A Aracruz Celulose, rebatizada de Fibria, retomou sua prática iniciada no período da ditadura militar para preparar novos terrenos aos plantios de eucalipto nos municípios de São Mateus e Conceição da Barra, antigo território de Sapê do Norte. A empresa avança sobre Áreas de Preservação Permanente (APPs) com seus correntões puxados por tratores de esteira, destruindo o pouco que ainda resta da Mata Atlântica e da fauna nativa na região. O intenso uso de agrotóxicos também eliminou as nascentes já em pequenas quantidades de água, que resistiam entre os eucaliptais.
Indignados com o cenário de destruição que se agravou nos últimos dois meses, os quilombolas denunciaram o problema ao Ministério Público Federal de São Mateus nesta quarta-feira (26). Eles cobram providências urgentes para interromper o que consideram “atitude criminosa” da empresa e a realização de uma audiência pública para discutir o problema e reparar os danos.
A denúncia é assinada pelo presidente da Associação dos Pequenos Produtores Rurais Vizinhos dos Empreendimentos dos municípios de Conceição da Barra e São Mateus, Manoel Pedro Serafim.
Além da destruição da mata nativa, ele alerta que animais têm sido encontrados mortos na região e algumas espécies desapareceram. A capina química promovida pela Aracruz também aumentou assustadoramente, como aponta Serafim. Os venenos são lançados até em cima das comunidades, que consomem água contaminada e apresentam problemas de saúde.
Nas áreas da nascente do Córrego da Juquita, do rio Pita (foto abaixo) e das lagoas Juquita e dos Patos, em São Mateus, não há mais qualquer sinal de água, como mostram as imagens protocoladas na denúncia.
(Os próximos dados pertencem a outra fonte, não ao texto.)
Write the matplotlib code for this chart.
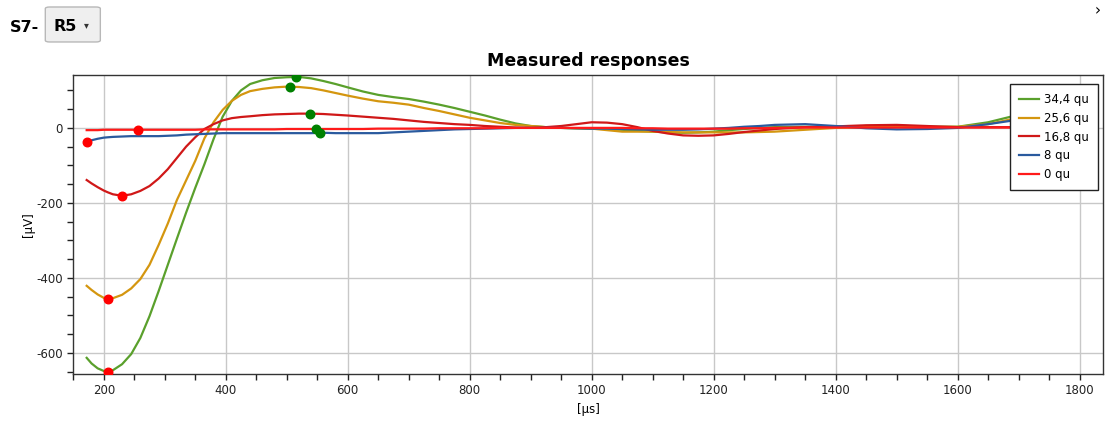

Na estrada que margeia os municípios, o cenário também é de destruição.
“Quero saber que órgão ambiental autorizou a empresa a cometer esses crimes. Quando é um quilombola que faz um forninho para produzir carvão, a polícia logo aparece”, protestou Serafim.
Há dez dias, os quilombolas já haviam denunciado as movimentações da Aracruz de plantar eucalipto em áreas de preservação, próximos a córregos localizados nas comunidades de Roda D’ Água e São Jorge. Mas a comprovação veio em seguida, com a devastação e a morte de animais registrados pelos quilombolas.
Essas áreas antes eram tomadas por eucalipto, mas esses foram retirados pela empresa com a promessa de realizar um reflorestamento. No entanto, a Aracruz plantou exemplares de acácias, também utilizadas na produção de celulose e papel.
Embora a empresa invista pesado em publicidade para enfatizar que a relação com as comunidades melhorou após a compra da Aracruz pela Votorantim, em 2009, Serafim diz exatamente o contrário: “piorou bastante”. Ele relata as tentativas de sedução da empresa às famílias, oferecendo pequenos agrados e alternativas que distanciam os quilombolas da luta pelo território explorado pela Aracruz há décadas.
Histórico de omissão
O documento protocolado no MPF de São Mateus também reitera denúncias feitas anteriormente pelos quilombolas, até hoje sem qualquer providência.
A entidade destaca, mais uma vez, a maneira “estranha, descabida e omissa” que a Universidade Federal do Espírito Santo (Ufes), a Companhia Espírito Santense de Saneamento (Cesan) e o Serviço Autônomo de Água e Esgoto de São Mateus se recusaram a realizar testes para avaliar a qualidade da água dos córregos na região, contaminados pelos venenos.
A recomendação aos órgãos estaduais foi feita pelo ouvidor agrário nacional, Gercino José da Silva Filho, em 2012, após denúncia feita por Serafim para discutir o problema do veneno da Aracruz.
Por sua luta contra a empresa, Serafim é alvo de represálias na região e já teve sua propriedade incendiada.